The theft of agricultural machinery has a detrimental impact on the farming community
The theft of agricultural machinery has a detrimental impact on the farming community

Two men who were found with 20 pieces of stolen farm machinery have been sentenced to prison amid growing concern over thefts in rural areas.

Harry Hollowell, 25 and Vincent Bruce, 23, appeared at Bristol Crown Court just before Christmas Day after pleading guilty to conspiracy to handle stolen goods.

In October 2020, Somerset Police's Operation Remedy team – who specialise in dealing with rural burglaries – carried a stolen goods search warrant at a farm near Sparkford.

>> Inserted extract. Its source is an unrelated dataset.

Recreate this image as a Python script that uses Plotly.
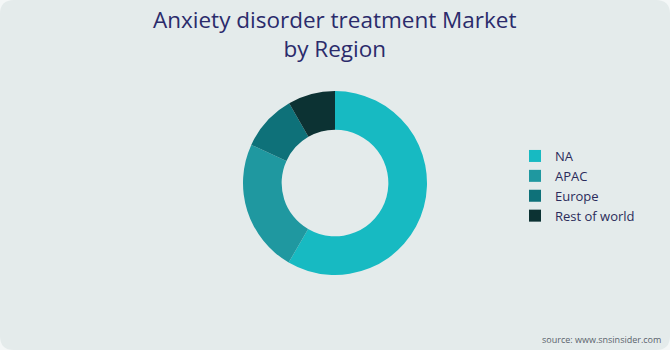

They discovered and seized 20 stolen machines, with further machines since recovered throughout the investigation.

The court heard that Hollowell and Bruce had been purchasing agricultural machinery stolen from farm burglaries in the Sedgemoor area of West Somerset throughout 2020.

They also bought and sold stolen plant machinery which had been taken from building sites in the Cardiff area in 2020.

All of which caused significant financial losses to many farmers, landowners and small businesses, Bristol Crown Court heard.

Hollowell was sentenced to three years and 2 months imprisonment and Bruce for one year and four months. Bruce had his sentence suspended for two years.

In sentencing, the judge said Hollowell had "played the leading role in a professional and sophisticated enterprise’ and he had profited from the loss and stress of people who were ‘almost like neighbours".

A third man, Piotr Szor, 43, was also sentenced at the same time as Hollowell and Bruce after pleading guilty to conspiracy to handle stolen goods for an unrelated incident.

The court heard how in October 2020, a tractor and telehandler worth around £80,000 were stolen from a farm burglary in East Somerset.

Szor had organised for the machinery to be loaded onto a lorry bound for Poland. However, officers intercepted the lorry, recovered the machinery, and arrested him for his involvement.

Szor was sentenced to one year imprisonment, suspended for two years.

Speaking following the sentence, Det Supt James Raphael said: “The needless acts of Hollowell, Bruce and Szor has cost the victims hundreds of thousands of pounds in both materials and time.

“We are dedicated to supporting our rural communities and this case is a great example of the work carried out by our Operation Remedy and Rural Affairs Unit, working in collaboration with our vehicle examiners.

“We hope it is reassuring to people in the rural community that action is being taken against criminals who steal the livelihoods of others.”

Figures show that the cost of rural theft in the UK shot up by nearly a quarter last year as highly organised gangs of criminals continued to plague the countryside.

The UK cost of GPS theft increased by 15% to £1.8m in 2022, while quad and ATV theft cost £3 million, a 34% rise on the previous year.

The NFU said the huge increase in criminal activity was significantly impacting farm businesses.

The union's vice president, David Exwood said: “Over the past 18 months highly organised gangs of criminals have continued to plague the British countryside.

“The huge increase we’ve seen in criminal activity is significantly impacting farm businesses and farming families both financially and emotionally, with many rural communities left feeling vulnerable and intimidated."